Cost decline had positive impact; decline in gross profit per tonne was narrower than that in ASP per tonne. We calculate that ASP of thermal coal fell by more than Rmb150/t YoY in 1H23, leading to lower cost per tonne. The significant YoY growth in the firm’s sales volume in 1H23 also led to a dilution of the firm’s costs and expenses. We estimate that gross profit per tonne of the firm’s clinker was Rmb30 in 1H23, down Rmb54 YoY.
Expense ratio increased, weighing on net margin. In 1H23, the firm’s selling, G&A, and financial expense ratios rose 0.2ppt, 1.7ppt, and 0.1ppt YoY to 1.7%, 13.0%, and 2.1%. The slight rise in expense ratios weighed on its earnings.

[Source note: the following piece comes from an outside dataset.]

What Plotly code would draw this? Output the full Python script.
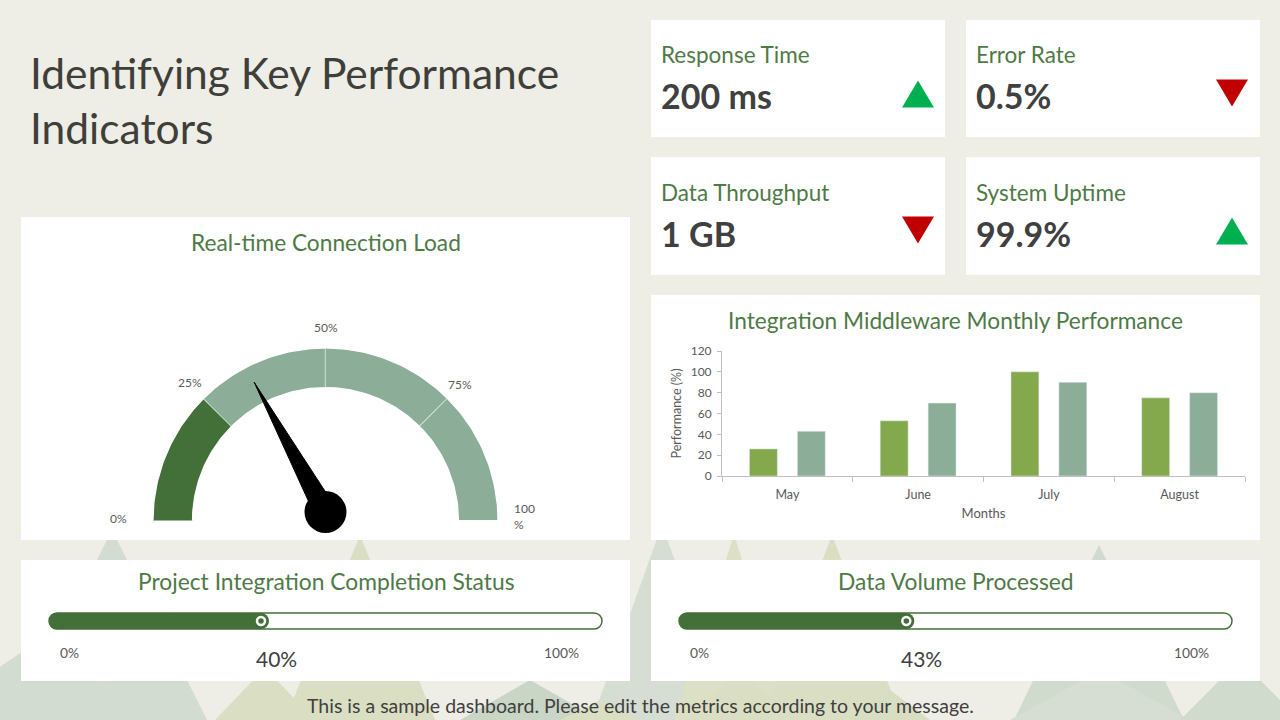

Aggregate business steadily expanding; hazardous and solid waste treatment business under pressure. In 1H23, the firm's aggregate sales volume increased 15.4% YoY to 15.95mnt, and its GM fell 7.3ppt YoY to 48%. That said, GM of the aggregate business remained relatively high. In 1H23, revenue from the hazardous and solid waste treatment business dropped 24% YoY to Rmb476mn, and GM fell 3.3ppt YoY to 29.3%.
Net operating cash flow remained high. The firm’s net operating cash flow rose 21.5% YoY to Rmb989mn in 1H23, due to sound payment collection.
Trends to watch
Maintains leading position in northern China; to benefit from industry recovery. The firm's earnings per tonne came under pressure in 1H23 due to a slow demand recovery and fierce price competition. However, we believe the firm's presence and market share in northern China remain solid. As the real estate sector bottoms out and infrastructure construction accelerates, the firm’s main markets will likely recover. We expect to see improvement in the firm’s sales volume, selling prices, and earnings.
Financials and valuation
Due to weak demand and sharper-than-expected decline in per-tonne earnings, we cut our 2023 and 2024 attributable net profit forecasts 59% and 19% to Rmb514mn and Rmb1.22bn. The stock is trading at 40x 2023e and 17x 2024e P/E. We maintain an OUTPERFORM rating. Given the recovery of the industry and our assumption that the firm's earnings per tonne will recover, we maintain our target price of Rmb9.9, implying 22x 2024E P/E, implying 27% upside.
Risks
Disappointing demand recovery; intensifying competition.